Ma se sono tutti davvero così bravi come si spiega che la città versi in condizioni così pietose? 
Mi viene in mente un passo de Il Gattopardo, quando Don Fabrizio, nel famoso discorso al piemontese Chevalley, dice:
“I siciliani/I licatesi non vorranno mai migliorare per la semplice ragione che credono di essere perfetti; la loro vanità è più forte della loro miseria;
… sconvolge il loro vaneggiare di raggiunta compiutezza, rischia di turbare la loro compiaciuta attesa del nulla”.

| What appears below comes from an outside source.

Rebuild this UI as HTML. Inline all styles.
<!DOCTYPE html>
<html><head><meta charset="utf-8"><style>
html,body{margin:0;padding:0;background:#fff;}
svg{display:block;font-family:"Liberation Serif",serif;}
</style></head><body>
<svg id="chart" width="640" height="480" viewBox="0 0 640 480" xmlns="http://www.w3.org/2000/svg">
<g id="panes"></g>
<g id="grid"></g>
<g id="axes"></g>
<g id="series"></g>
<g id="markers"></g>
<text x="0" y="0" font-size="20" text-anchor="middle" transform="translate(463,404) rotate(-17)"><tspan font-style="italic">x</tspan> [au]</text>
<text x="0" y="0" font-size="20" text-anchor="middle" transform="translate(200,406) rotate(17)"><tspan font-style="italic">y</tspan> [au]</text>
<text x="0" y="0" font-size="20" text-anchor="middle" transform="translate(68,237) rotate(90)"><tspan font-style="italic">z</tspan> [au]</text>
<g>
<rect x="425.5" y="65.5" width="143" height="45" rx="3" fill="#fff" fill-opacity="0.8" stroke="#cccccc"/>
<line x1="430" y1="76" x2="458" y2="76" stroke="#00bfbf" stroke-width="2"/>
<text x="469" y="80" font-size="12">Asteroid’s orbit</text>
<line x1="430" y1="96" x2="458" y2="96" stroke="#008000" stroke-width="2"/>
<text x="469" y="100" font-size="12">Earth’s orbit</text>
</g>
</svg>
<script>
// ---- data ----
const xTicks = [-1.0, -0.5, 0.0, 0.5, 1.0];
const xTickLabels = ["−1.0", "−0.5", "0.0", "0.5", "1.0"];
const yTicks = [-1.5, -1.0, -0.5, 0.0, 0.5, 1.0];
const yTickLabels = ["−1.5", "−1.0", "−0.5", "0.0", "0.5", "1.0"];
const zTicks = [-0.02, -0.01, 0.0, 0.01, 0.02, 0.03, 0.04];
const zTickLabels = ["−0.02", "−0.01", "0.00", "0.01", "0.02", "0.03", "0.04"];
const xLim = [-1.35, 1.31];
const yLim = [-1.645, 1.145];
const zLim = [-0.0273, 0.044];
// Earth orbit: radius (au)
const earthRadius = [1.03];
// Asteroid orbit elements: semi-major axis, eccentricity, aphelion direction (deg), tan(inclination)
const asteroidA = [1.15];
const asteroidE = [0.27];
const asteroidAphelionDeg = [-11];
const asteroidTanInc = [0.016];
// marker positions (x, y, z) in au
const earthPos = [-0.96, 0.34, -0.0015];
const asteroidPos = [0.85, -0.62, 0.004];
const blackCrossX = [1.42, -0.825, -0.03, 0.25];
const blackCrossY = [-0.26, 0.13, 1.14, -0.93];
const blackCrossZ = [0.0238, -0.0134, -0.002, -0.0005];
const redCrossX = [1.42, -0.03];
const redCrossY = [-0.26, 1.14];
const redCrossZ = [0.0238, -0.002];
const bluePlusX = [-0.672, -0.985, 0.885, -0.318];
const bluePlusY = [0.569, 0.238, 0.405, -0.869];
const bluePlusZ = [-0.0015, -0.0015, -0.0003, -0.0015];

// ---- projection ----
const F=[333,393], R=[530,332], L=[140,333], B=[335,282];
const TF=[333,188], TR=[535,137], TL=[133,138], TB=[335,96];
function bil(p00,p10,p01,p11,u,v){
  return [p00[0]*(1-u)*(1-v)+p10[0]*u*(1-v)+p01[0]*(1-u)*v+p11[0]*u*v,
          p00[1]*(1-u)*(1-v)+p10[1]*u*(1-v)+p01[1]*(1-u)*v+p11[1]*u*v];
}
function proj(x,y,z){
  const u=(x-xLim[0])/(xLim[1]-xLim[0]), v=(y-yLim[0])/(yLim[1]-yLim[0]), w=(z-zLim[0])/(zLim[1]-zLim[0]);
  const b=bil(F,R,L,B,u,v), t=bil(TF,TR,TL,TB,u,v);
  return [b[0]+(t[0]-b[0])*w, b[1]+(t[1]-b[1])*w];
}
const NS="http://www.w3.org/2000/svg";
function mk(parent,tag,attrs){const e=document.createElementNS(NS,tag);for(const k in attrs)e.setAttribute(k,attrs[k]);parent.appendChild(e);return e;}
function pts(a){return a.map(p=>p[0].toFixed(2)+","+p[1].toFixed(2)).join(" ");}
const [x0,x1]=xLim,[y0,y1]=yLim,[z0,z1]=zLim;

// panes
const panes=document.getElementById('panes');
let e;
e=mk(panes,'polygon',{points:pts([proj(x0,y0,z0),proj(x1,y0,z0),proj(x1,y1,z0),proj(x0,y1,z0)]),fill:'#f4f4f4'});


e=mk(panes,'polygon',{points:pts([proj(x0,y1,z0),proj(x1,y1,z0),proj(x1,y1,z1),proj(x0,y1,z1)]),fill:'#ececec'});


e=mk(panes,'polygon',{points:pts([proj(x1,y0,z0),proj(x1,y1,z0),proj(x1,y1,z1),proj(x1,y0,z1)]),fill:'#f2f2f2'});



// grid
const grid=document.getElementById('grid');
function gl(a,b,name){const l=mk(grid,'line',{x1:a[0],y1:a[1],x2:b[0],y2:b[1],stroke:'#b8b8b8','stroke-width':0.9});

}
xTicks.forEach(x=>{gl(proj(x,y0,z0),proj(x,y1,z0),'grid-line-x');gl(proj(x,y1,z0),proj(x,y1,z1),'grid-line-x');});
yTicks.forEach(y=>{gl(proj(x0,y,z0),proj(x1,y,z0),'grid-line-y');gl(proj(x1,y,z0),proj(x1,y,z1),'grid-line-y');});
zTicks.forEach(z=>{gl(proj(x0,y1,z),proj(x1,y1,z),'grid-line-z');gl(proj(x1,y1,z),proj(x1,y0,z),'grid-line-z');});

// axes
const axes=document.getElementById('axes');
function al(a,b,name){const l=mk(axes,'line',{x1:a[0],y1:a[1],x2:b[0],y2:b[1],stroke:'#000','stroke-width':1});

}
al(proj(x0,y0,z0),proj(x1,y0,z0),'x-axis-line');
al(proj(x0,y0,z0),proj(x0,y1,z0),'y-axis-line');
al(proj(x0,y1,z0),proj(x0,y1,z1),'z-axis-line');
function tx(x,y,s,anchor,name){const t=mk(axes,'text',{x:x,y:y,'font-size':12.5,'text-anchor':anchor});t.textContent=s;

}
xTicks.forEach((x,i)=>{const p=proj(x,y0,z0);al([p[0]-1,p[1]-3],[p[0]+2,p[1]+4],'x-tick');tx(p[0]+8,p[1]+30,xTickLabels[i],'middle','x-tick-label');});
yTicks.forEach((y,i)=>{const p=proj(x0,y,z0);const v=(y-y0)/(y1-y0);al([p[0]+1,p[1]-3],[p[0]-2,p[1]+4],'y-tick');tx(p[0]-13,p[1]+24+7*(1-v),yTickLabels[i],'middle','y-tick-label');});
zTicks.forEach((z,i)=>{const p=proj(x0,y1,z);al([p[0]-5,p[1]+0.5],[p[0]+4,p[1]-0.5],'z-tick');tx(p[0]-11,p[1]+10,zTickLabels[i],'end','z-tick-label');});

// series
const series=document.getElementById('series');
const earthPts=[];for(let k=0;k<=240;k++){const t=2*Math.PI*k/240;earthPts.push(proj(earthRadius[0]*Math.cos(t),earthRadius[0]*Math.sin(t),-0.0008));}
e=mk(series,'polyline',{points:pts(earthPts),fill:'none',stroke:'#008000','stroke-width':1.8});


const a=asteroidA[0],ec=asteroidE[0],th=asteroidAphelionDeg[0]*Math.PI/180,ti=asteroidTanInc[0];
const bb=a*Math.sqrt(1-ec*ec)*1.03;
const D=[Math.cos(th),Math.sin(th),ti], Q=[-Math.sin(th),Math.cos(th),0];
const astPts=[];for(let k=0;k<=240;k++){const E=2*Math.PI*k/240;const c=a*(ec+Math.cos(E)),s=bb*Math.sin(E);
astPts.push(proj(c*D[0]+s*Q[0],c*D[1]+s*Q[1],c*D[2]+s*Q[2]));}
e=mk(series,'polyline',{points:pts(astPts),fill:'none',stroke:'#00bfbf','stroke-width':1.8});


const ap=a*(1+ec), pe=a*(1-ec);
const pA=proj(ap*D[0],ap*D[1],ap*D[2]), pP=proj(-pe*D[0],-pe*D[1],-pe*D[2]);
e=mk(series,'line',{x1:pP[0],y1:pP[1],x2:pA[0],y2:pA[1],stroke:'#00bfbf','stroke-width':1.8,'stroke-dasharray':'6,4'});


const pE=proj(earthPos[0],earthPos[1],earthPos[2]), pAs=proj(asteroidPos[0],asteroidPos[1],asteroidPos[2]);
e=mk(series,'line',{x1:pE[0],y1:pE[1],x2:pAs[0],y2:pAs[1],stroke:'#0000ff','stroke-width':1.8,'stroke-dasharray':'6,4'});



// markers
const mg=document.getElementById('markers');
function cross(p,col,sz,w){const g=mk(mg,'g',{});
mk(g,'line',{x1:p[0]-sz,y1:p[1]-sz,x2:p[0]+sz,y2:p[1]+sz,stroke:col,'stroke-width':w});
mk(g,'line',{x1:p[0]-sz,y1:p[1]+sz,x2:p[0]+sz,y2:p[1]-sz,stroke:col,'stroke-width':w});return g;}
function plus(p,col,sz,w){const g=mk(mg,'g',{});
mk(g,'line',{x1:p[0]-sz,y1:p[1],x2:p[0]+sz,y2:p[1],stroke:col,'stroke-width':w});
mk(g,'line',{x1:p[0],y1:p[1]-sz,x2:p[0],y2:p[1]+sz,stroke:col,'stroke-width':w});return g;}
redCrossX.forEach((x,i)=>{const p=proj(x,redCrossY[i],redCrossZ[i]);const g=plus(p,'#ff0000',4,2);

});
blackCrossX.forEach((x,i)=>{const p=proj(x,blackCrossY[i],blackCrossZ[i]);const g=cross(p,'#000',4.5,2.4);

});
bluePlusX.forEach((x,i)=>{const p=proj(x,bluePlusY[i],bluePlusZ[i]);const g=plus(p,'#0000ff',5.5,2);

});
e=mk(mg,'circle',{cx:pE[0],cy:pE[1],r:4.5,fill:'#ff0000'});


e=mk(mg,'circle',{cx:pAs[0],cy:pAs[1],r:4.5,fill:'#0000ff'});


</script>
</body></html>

Oggi, come allora, attendiamo il NULLA. 
Abbiamo un sindaco costretto dalla giustizia a non mettere piede nella città, siamo rimasti senza il Consiglio comunale, dimessosi per scelta politica, una giunta raccogliticcia, completata con assessori presi dai paesi vicini, per il rifiuto di molti di farne parte.
Tutto ciò è davanti ai nostri occhi. Da noi non è mai attecchito, forte e duraturo, il germe dell’indignazione responsabile e consapevole. Non ci si indigna più di niente. Assistiamo impotenti allo sfacelo come se non ci riguardasse. 
A livello regionale le cose non vanno certo meglio. Nel giro di poco tempo un ex Presidente della Regione è stato condannato per reati aberranti e quello attualmente in carica è ora sotto inchiesta con le stesse imputazioni, o quasi.
Anomalie licatesi? Anomalie siciliane? Una cosa è certa. Perdurando queste condizioni né Licata né la Sicilia cambieranno il loro stato. Per trovare una via d’uscita, ciascuno di noi dovrà sforzarsi di iniziare un personale percorso di cambiamento.